Task objective: Starting at the first line of the listing below, repeat each line exactly until the line containing "[watermark, minimum width=125pt]", which you include. Leave out pictures.

Supplied material:
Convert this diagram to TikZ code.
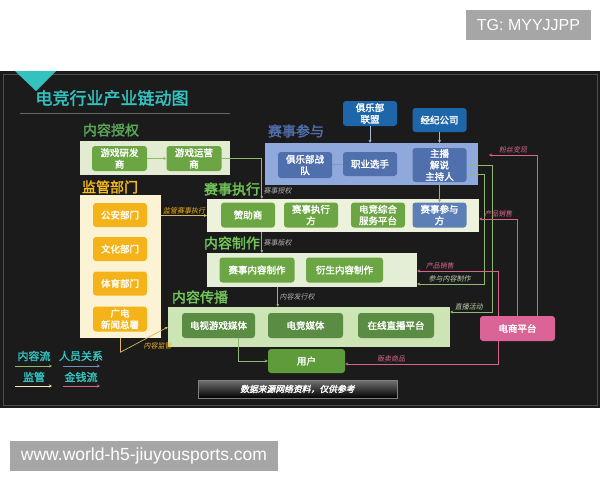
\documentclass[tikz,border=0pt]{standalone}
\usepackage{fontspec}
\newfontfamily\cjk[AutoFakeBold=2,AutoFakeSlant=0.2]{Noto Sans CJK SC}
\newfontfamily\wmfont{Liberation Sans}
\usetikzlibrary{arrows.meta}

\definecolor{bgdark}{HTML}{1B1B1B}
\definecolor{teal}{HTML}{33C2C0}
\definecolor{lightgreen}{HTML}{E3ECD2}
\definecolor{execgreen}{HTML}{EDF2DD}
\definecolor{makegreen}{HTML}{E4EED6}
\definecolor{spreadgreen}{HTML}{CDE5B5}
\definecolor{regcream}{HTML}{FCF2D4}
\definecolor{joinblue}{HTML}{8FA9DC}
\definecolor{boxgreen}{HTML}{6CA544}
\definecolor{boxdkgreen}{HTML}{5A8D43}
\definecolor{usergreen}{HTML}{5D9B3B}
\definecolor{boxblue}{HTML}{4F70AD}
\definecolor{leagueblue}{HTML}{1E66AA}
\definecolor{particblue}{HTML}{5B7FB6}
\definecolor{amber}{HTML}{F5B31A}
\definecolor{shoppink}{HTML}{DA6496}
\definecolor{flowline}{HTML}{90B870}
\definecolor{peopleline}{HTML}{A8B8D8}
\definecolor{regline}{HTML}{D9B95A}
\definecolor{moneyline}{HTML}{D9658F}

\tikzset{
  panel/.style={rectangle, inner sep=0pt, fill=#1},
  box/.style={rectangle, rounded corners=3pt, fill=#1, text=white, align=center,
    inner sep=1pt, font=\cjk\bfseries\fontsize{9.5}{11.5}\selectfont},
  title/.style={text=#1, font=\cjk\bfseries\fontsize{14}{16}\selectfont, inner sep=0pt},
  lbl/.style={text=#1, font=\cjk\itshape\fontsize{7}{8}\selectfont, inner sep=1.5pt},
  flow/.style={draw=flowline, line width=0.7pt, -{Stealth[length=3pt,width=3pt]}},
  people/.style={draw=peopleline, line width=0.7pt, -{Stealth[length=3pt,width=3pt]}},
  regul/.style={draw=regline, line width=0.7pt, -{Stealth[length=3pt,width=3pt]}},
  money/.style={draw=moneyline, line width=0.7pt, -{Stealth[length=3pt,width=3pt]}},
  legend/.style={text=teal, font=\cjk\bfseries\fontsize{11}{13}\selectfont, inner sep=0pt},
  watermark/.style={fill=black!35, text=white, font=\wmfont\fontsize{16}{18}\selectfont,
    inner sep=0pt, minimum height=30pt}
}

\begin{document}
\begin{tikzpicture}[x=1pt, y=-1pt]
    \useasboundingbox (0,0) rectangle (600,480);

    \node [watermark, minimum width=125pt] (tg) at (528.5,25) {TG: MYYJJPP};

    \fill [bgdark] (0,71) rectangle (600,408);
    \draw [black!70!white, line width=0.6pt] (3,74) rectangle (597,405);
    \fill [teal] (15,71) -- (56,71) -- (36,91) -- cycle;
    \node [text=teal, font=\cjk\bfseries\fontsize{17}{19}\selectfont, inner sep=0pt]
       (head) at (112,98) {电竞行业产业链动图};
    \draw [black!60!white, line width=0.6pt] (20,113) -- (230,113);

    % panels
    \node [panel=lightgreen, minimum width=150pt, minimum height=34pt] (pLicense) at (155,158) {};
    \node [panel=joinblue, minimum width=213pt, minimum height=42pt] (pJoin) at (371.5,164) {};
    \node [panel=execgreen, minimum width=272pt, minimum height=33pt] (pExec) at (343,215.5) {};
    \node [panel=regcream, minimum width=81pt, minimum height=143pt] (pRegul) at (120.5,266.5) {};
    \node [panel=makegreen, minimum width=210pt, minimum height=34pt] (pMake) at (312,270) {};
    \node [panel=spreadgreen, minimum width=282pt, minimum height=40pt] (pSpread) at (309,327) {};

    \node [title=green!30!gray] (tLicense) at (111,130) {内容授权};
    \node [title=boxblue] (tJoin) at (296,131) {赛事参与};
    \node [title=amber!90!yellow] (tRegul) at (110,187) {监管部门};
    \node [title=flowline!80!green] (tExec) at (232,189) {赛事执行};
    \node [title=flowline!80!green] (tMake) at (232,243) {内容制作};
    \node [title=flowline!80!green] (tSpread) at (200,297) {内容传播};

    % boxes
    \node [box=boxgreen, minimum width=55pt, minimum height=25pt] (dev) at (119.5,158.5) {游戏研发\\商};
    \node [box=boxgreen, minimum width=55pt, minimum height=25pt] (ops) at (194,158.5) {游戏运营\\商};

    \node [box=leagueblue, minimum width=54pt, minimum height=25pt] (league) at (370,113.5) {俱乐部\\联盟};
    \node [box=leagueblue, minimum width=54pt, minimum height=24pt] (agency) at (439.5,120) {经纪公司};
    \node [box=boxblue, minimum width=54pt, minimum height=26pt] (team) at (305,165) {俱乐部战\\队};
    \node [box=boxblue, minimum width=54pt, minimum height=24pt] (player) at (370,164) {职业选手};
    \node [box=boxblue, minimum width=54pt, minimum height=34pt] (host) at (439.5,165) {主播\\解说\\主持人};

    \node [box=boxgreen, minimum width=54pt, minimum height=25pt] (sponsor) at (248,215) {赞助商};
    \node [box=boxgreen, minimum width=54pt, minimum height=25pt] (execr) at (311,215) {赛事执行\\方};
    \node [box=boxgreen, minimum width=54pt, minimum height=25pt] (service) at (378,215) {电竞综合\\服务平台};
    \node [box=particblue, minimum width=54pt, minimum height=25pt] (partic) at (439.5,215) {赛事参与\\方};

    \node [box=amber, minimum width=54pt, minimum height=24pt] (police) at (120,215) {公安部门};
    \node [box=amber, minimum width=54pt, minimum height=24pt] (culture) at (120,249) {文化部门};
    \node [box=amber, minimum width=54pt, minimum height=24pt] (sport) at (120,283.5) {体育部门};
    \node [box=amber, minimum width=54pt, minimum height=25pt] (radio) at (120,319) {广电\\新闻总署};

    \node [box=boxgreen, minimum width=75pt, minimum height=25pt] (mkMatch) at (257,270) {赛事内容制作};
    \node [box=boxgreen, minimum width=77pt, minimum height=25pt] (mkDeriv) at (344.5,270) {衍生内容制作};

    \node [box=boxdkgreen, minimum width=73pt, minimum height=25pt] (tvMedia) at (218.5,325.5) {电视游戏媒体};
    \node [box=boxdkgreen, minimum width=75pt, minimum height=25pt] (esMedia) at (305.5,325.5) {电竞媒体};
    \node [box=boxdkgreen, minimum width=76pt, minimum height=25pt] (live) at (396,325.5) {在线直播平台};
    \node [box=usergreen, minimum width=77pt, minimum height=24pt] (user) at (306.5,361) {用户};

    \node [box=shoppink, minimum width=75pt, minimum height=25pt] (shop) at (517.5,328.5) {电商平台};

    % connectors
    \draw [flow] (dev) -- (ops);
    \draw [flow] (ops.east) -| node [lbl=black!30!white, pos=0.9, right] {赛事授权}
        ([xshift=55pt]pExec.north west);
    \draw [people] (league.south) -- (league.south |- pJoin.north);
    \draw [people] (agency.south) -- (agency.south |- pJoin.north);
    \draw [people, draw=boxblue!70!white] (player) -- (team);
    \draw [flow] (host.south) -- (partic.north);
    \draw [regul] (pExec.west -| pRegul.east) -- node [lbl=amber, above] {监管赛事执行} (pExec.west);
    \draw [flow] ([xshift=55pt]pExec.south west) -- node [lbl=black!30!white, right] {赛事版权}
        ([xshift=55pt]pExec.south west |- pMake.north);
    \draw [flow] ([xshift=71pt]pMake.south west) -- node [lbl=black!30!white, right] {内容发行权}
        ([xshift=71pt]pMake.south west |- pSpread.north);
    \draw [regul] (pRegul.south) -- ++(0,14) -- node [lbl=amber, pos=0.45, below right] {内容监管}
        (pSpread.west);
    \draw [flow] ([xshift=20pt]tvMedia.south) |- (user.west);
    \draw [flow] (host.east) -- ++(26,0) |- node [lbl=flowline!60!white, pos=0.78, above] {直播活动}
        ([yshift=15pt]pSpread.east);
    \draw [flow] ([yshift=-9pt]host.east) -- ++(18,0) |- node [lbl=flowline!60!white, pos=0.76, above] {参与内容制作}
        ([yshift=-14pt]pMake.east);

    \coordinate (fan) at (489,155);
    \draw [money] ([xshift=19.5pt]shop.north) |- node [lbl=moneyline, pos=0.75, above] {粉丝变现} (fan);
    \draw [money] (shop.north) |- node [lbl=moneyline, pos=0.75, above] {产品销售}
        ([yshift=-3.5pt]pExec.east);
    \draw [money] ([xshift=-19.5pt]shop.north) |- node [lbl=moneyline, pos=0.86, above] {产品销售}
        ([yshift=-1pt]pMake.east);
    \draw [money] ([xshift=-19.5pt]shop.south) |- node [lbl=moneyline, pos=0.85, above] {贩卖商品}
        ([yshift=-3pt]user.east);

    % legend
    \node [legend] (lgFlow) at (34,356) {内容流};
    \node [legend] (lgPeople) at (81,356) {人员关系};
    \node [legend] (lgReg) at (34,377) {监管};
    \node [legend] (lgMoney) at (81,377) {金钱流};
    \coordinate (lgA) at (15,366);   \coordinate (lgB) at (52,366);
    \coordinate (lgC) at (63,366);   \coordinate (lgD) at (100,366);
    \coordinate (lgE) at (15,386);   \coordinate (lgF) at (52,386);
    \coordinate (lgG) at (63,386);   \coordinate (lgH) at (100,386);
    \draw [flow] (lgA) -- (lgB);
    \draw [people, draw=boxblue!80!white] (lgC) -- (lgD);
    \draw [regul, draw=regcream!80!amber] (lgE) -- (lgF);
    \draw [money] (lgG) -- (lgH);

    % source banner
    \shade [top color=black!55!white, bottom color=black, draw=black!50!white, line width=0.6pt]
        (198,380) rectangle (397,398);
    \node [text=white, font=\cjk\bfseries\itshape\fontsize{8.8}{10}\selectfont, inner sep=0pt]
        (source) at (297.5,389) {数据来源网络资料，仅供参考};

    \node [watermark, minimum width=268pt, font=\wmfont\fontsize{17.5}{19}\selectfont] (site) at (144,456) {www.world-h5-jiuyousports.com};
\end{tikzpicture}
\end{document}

Exercise answer:
Convert this diagram to TikZ code.
\documentclass[tikz,border=0pt]{standalone}
\usepackage{fontspec}
\newfontfamily\cjk[AutoFakeBold=2,AutoFakeSlant=0.2]{Noto Sans CJK SC}
\newfontfamily\wmfont{Liberation Sans}
\usetikzlibrary{arrows.meta}

\definecolor{bgdark}{HTML}{1B1B1B}
\definecolor{teal}{HTML}{33C2C0}
\definecolor{lightgreen}{HTML}{E3ECD2}
\definecolor{execgreen}{HTML}{EDF2DD}
\definecolor{makegreen}{HTML}{E4EED6}
\definecolor{spreadgreen}{HTML}{CDE5B5}
\definecolor{regcream}{HTML}{FCF2D4}
\definecolor{joinblue}{HTML}{8FA9DC}
\definecolor{boxgreen}{HTML}{6CA544}
\definecolor{boxdkgreen}{HTML}{5A8D43}
\definecolor{usergreen}{HTML}{5D9B3B}
\definecolor{boxblue}{HTML}{4F70AD}
\definecolor{leagueblue}{HTML}{1E66AA}
\definecolor{particblue}{HTML}{5B7FB6}
\definecolor{amber}{HTML}{F5B31A}
\definecolor{shoppink}{HTML}{DA6496}
\definecolor{flowline}{HTML}{90B870}
\definecolor{peopleline}{HTML}{A8B8D8}
\definecolor{regline}{HTML}{D9B95A}
\definecolor{moneyline}{HTML}{D9658F}

\tikzset{
  panel/.style={rectangle, inner sep=0pt, fill=#1},
  box/.style={rectangle, rounded corners=3pt, fill=#1, text=white, align=center,
    inner sep=1pt, font=\cjk\bfseries\fontsize{9.5}{11.5}\selectfont},
  title/.style={text=#1, font=\cjk\bfseries\fontsize{14}{16}\selectfont, inner sep=0pt},
  lbl/.style={text=#1, font=\cjk\itshape\fontsize{7}{8}\selectfont, inner sep=1.5pt},
  flow/.style={draw=flowline, line width=0.7pt, -{Stealth[length=3pt,width=3pt]}},
  people/.style={draw=peopleline, line width=0.7pt, -{Stealth[length=3pt,width=3pt]}},
  regul/.style={draw=regline, line width=0.7pt, -{Stealth[length=3pt,width=3pt]}},
  money/.style={draw=moneyline, line width=0.7pt, -{Stealth[length=3pt,width=3pt]}},
  legend/.style={text=teal, font=\cjk\bfseries\fontsize{11}{13}\selectfont, inner sep=0pt},
  watermark/.style={fill=black!35, text=white, font=\wmfont\fontsize{16}{18}\selectfont,
    inner sep=0pt, minimum height=30pt}
}

\begin{document}
\begin{tikzpicture}[x=1pt, y=-1pt]
    \useasboundingbox (0,0) rectangle (600,480);

    \node [watermark, minimum width=125pt] (tg) at (528.5,25) {TG: MYYJJPP};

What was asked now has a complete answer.